## STATED EXERCISE
Write the material out again in full, word for word. Do not include the pictures.

— begin —

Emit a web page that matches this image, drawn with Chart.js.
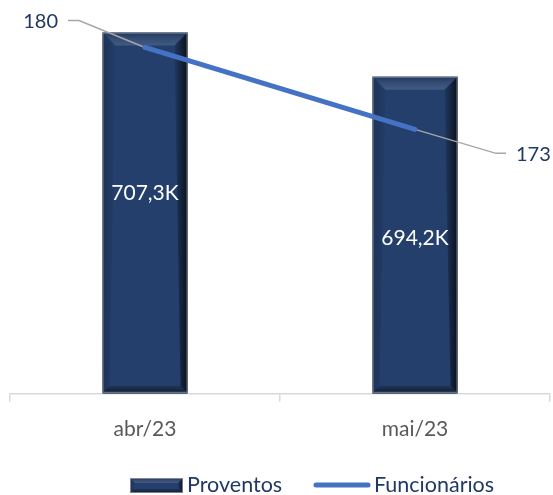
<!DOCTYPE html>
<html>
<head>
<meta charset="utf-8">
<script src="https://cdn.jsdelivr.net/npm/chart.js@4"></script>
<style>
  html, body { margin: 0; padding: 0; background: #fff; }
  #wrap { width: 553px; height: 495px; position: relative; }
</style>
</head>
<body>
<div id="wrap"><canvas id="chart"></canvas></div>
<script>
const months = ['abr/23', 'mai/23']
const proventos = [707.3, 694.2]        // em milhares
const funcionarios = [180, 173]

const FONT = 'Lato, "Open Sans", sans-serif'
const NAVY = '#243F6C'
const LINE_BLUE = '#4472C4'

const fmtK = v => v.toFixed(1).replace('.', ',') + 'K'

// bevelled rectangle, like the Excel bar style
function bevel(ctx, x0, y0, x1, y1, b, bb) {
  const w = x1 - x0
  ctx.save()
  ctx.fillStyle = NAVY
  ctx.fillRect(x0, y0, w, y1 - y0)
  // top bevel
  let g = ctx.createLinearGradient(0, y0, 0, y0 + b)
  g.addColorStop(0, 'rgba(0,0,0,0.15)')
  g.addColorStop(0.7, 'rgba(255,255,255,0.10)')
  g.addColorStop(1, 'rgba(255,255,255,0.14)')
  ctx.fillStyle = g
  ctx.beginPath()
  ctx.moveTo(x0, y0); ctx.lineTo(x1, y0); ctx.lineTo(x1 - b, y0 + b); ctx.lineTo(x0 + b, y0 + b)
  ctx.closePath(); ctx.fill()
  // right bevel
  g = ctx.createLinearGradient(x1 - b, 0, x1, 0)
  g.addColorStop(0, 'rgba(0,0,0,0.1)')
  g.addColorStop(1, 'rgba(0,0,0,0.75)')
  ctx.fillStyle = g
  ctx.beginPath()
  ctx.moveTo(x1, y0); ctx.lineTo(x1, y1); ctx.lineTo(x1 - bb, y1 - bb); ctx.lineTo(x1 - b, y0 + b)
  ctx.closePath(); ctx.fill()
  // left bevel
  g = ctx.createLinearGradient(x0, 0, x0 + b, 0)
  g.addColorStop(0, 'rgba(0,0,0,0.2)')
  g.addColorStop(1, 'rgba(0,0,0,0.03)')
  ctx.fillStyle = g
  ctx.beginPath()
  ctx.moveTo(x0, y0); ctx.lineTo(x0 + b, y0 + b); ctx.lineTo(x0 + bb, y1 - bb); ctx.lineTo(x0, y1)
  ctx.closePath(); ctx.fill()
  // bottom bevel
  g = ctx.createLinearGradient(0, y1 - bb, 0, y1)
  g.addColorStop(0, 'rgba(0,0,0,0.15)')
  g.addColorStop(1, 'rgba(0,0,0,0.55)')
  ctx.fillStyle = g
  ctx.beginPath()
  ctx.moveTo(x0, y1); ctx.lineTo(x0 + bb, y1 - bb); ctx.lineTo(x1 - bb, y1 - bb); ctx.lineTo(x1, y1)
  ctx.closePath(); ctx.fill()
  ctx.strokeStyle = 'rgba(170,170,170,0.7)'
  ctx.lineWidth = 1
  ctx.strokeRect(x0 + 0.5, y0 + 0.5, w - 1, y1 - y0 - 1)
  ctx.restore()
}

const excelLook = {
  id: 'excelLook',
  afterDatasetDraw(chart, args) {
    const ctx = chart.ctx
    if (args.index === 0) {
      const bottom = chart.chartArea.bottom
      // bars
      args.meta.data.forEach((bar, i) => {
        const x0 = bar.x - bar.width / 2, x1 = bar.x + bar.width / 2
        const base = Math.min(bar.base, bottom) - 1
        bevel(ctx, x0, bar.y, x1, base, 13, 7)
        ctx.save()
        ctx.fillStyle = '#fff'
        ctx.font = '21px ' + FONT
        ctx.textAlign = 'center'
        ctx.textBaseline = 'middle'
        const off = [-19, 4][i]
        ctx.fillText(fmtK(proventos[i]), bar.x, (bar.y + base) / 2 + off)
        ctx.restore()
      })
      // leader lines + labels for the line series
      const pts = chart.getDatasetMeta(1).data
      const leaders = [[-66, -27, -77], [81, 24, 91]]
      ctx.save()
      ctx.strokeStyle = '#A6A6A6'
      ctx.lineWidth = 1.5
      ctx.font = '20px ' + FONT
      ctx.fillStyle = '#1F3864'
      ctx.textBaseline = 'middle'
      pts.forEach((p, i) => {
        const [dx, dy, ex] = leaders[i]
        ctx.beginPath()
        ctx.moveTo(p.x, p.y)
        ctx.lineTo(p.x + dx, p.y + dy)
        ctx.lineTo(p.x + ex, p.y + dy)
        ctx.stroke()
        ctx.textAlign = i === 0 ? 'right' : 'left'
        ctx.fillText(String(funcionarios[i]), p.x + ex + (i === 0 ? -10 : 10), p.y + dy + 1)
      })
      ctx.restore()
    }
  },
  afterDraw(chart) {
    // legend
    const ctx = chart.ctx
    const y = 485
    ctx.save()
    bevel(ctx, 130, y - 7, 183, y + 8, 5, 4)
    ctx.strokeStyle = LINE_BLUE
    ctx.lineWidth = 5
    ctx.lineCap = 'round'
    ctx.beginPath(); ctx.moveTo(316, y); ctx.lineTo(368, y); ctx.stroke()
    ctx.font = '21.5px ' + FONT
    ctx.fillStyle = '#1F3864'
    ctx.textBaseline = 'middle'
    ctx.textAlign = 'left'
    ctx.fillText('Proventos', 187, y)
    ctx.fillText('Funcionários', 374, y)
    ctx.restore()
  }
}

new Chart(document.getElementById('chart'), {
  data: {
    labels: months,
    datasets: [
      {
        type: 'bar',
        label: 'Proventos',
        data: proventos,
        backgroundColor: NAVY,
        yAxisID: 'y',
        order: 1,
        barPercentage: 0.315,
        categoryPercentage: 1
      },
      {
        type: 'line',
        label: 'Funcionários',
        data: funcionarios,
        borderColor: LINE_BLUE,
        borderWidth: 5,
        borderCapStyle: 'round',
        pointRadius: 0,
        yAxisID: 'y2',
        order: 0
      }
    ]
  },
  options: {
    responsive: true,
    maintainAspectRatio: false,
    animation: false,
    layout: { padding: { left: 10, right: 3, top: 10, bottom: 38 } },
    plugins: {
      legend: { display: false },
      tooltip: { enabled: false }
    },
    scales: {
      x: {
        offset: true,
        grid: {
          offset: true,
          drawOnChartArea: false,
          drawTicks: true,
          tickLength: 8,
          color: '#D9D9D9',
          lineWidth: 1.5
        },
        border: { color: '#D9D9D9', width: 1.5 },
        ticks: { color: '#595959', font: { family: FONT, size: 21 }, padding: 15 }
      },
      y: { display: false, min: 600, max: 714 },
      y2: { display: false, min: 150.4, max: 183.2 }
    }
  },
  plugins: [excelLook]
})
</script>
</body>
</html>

— end —

## FINAL ANSWER
Emit a web page that matches this image, drawn with Chart.js.
<!DOCTYPE html>
<html>
<head>
<meta charset="utf-8">
<script src="https://cdn.jsdelivr.net/npm/chart.js@4"></script>
<style>
  html, body { margin: 0; padding: 0; background: #fff; }
  #wrap { width: 553px; height: 495px; position: relative; }
</style>
</head>
<body>
<div id="wrap"><canvas id="chart"></canvas></div>
<script>
const months = ['abr/23', 'mai/23']
const proventos = [707.3, 694.2]        // em milhares
const funcionarios = [180, 173]

const FONT = 'Lato, "Open Sans", sans-serif'
const NAVY = '#243F6C'
const LINE_BLUE = '#4472C4'

const fmtK = v => v.toFixed(1).replace('.', ',') + 'K'

// bevelled rectangle, like the Excel bar style
function bevel(ctx, x0, y0, x1, y1, b, bb) {
  const w = x1 - x0
  ctx.save()
  ctx.fillStyle = NAVY
  ctx.fillRect(x0, y0, w, y1 - y0)
  // top bevel
  let g = ctx.createLinearGradient(0, y0, 0, y0 + b)
  g.addColorStop(0, 'rgba(0,0,0,0.15)')
  g.addColorStop(0.7, 'rgba(255,255,255,0.10)')
  g.addColorStop(1, 'rgba(255,255,255,0.14)')
  ctx.fillStyle = g
  ctx.beginPath()
  ctx.moveTo(x0, y0); ctx.lineTo(x1, y0); ctx.lineTo(x1 - b, y0 + b); ctx.lineTo(x0 + b, y0 + b)
  ctx.closePath(); ctx.fill()
  // right bevel
  g = ctx.createLinearGradient(x1 - b, 0, x1, 0)
  g.addColorStop(0, 'rgba(0,0,0,0.1)')
  g.addColorStop(1, 'rgba(0,0,0,0.75)')
  ctx.fillStyle = g
  ctx.beginPath()
  ctx.moveTo(x1, y0); ctx.lineTo(x1, y1); ctx.lineTo(x1 - bb, y1 - bb); ctx.lineTo(x1 - b, y0 + b)
  ctx.closePath(); ctx.fill()
  // left bevel
  g = ctx.createLinearGradient(x0, 0, x0 + b, 0)
  g.addColorStop(0, 'rgba(0,0,0,0.2)')
  g.addColorStop(1, 'rgba(0,0,0,0.03)')
  ctx.fillStyle = g
  ctx.beginPath()
  ctx.moveTo(x0, y0); ctx.lineTo(x0 + b, y0 + b); ctx.lineTo(x0 + bb, y1 - bb); ctx.lineTo(x0, y1)
  ctx.closePath(); ctx.fill()
  // bottom bevel
  g = ctx.createLinearGradient(0, y1 - bb, 0, y1)
  g.addColorStop(0, 'rgba(0,0,0,0.15)')
  g.addColorStop(1, 'rgba(0,0,0,0.55)')
  ctx.fillStyle = g
  ctx.beginPath()
  ctx.moveTo(x0, y1); ctx.lineTo(x0 + bb, y1 - bb); ctx.lineTo(x1 - bb, y1 - bb); ctx.lineTo(x1, y1)
  ctx.closePath(); ctx.fill()
  ctx.strokeStyle = 'rgba(170,170,170,0.7)'
  ctx.lineWidth = 1
  ctx.strokeRect(x0 + 0.5, y0 + 0.5, w - 1, y1 - y0 - 1)
  ctx.restore()
}

const excelLook = {
  id: 'excelLook',
  afterDatasetDraw(chart, args) {
    const ctx = chart.ctx
    if (args.index === 0) {
      const bottom = chart.chartArea.bottom
      // bars
      args.meta.data.forEach((bar, i) => {
        const x0 = bar.x - bar.width / 2, x1 = bar.x + bar.width / 2
        const base = Math.min(bar.base, bottom) - 1
        bevel(ctx, x0, bar.y, x1, base, 13, 7)
        ctx.save()
        ctx.fillStyle = '#fff'
        ctx.font = '21px ' + FONT
        ctx.textAlign = 'center'
        ctx.textBaseline = 'middle'
        const off = [-19, 4][i]
        ctx.fillText(fmtK(proventos[i]), bar.x, (bar.y + base) / 2 + off)
        ctx.restore()
      })
      // leader lines + labels for the line series
      const pts = chart.getDatasetMeta(1).data
      const leaders = [[-66, -27, -77], [81, 24, 91]]
      ctx.save()
      ctx.strokeStyle = '#A6A6A6'
      ctx.lineWidth = 1.5
      ctx.font = '20px ' + FONT
      ctx.fillStyle = '#1F3864'
      ctx.textBaseline = 'middle'
      pts.forEach((p, i) => {
        const [dx, dy, ex] = leaders[i]
        ctx.beginPath()
        ctx.moveTo(p.x, p.y)
        ctx.lineTo(p.x + dx, p.y + dy)
        ctx.lineTo(p.x + ex, p.y + dy)
        ctx.stroke()
        ctx.textAlign = i === 0 ? 'right' : 'left'
        ctx.fillText(String(funcionarios[i]), p.x + ex + (i === 0 ? -10 : 10), p.y + dy + 1)
      })
      ctx.restore()
    }
  },
  afterDraw(chart) {
    // legend
    const ctx = chart.ctx
    const y = 485
    ctx.save()
    bevel(ctx, 130, y - 7, 183, y + 8, 5, 4)
    ctx.strokeStyle = LINE_BLUE
    ctx.lineWidth = 5
    ctx.lineCap = 'round'
    ctx.beginPath(); ctx.moveTo(316, y); ctx.lineTo(368, y); ctx.stroke()
    ctx.font = '21.5px ' + FONT
    ctx.fillStyle = '#1F3864'
    ctx.textBaseline = 'middle'
    ctx.textAlign = 'left'
    ctx.fillText('Proventos', 187, y)
    ctx.fillText('Funcionários', 374, y)
    ctx.restore()
  }
}

new Chart(document.getElementById('chart'), {
  data: {
    labels: months,
    datasets: [
      {
        type: 'bar',
        label: 'Proventos',
        data: proventos,
        backgroundColor: NAVY,
        yAxisID: 'y',
        order: 1,
        barPercentage: 0.315,
        categoryPercentage: 1
      },
      {
        type: 'line',
        label: 'Funcionários',
        data: funcionarios,
        borderColor: LINE_BLUE,
        borderWidth: 5,
        borderCapStyle: 'round',
        pointRadius: 0,
        yAxisID: 'y2',
        order: 0
      }
    ]
  },
  options: {
    responsive: true,
    maintainAspectRatio: false,
    animation: false,
    layout: { padding: { left: 10, right: 3, top: 10, bottom: 38 } },
    plugins: {
      legend: { display: false },
      tooltip: { enabled: false }
    },
    scales: {
      x: {
        offset: true,
        grid: {
          offset: true,
          drawOnChartArea: false,
          drawTicks: true,
          tickLength: 8,
          color: '#D9D9D9',
          lineWidth: 1.5
        },
        border: { color: '#D9D9D9', width: 1.5 },
        ticks: { color: '#595959', font: { family: FONT, size: 21 }, padding: 15 }
      },
      y: { display: false, min: 600, max: 714 },
      y2: { display: false, min: 150.4, max: 183.2 }
    }
  },
  plugins: [excelLook]
})
</script>
</body>
</html>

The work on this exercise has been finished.